→ INFORMATION SHOWN:
-- BEGIN --
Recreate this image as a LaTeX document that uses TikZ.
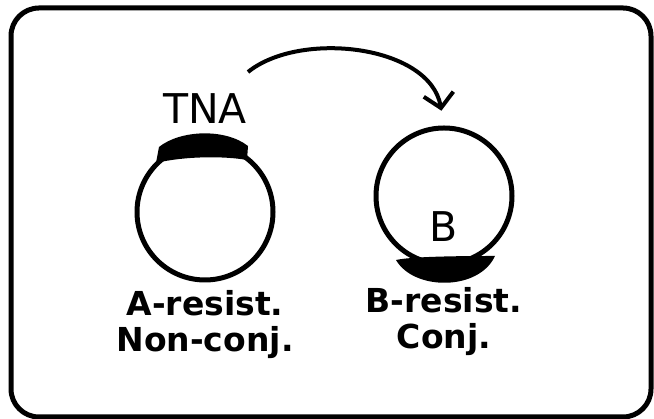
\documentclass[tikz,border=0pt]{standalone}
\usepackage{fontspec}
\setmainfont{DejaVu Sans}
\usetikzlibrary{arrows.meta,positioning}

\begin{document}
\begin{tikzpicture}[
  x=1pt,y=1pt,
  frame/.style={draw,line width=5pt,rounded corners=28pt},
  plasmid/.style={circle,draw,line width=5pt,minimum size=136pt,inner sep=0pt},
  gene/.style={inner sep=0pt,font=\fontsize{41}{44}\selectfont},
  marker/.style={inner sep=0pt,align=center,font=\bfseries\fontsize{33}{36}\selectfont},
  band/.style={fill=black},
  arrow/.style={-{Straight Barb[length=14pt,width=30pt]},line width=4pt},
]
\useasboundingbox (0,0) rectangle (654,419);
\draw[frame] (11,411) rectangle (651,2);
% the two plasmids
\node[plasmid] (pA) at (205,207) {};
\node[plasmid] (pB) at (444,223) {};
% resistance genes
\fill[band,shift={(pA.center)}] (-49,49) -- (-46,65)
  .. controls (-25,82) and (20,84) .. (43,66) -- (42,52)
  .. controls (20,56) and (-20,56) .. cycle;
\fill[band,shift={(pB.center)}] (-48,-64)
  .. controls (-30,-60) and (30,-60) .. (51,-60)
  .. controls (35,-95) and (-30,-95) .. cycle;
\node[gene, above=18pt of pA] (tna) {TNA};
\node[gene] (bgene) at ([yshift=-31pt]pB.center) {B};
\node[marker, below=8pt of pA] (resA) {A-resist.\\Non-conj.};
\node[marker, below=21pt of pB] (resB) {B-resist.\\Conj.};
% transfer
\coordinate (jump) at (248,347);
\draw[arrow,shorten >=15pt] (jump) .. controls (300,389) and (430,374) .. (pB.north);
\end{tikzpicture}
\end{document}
-- END --
→ WHAT IS EXPECTED:
Reproduce the material word for word, minus the images.

→ EXERCISE RESPONSE:
Recreate this image as a LaTeX document that uses TikZ.
\documentclass[tikz,border=0pt]{standalone}
\usepackage{fontspec}
\setmainfont{DejaVu Sans}
\usetikzlibrary{arrows.meta,positioning}

\begin{document}
\begin{tikzpicture}[
  x=1pt,y=1pt,
  frame/.style={draw,line width=5pt,rounded corners=28pt},
  plasmid/.style={circle,draw,line width=5pt,minimum size=136pt,inner sep=0pt},
  gene/.style={inner sep=0pt,font=\fontsize{41}{44}\selectfont},
  marker/.style={inner sep=0pt,align=center,font=\bfseries\fontsize{33}{36}\selectfont},
  band/.style={fill=black},
  arrow/.style={-{Straight Barb[length=14pt,width=30pt]},line width=4pt},
]
\useasboundingbox (0,0) rectangle (654,419);
\draw[frame] (11,411) rectangle (651,2);
% the two plasmids
\node[plasmid] (pA) at (205,207) {};
\node[plasmid] (pB) at (444,223) {};
% resistance genes
\fill[band,shift={(pA.center)}] (-49,49) -- (-46,65)
  .. controls (-25,82) and (20,84) .. (43,66) -- (42,52)
  .. controls (20,56) and (-20,56) .. cycle;
\fill[band,shift={(pB.center)}] (-48,-64)
  .. controls (-30,-60) and (30,-60) .. (51,-60)
  .. controls (35,-95) and (-30,-95) .. cycle;
\node[gene, above=18pt of pA] (tna) {TNA};
\node[gene] (bgene) at ([yshift=-31pt]pB.center) {B};
\node[marker, below=8pt of pA] (resA) {A-resist.\\Non-conj.};
\node[marker, below=21pt of pB] (resB) {B-resist.\\Conj.};
% transfer
\coordinate (jump) at (248,347);
\draw[arrow,shorten >=15pt] (jump) .. controls (300,389) and (430,374) .. (pB.north);
\end{tikzpicture}
\end{document}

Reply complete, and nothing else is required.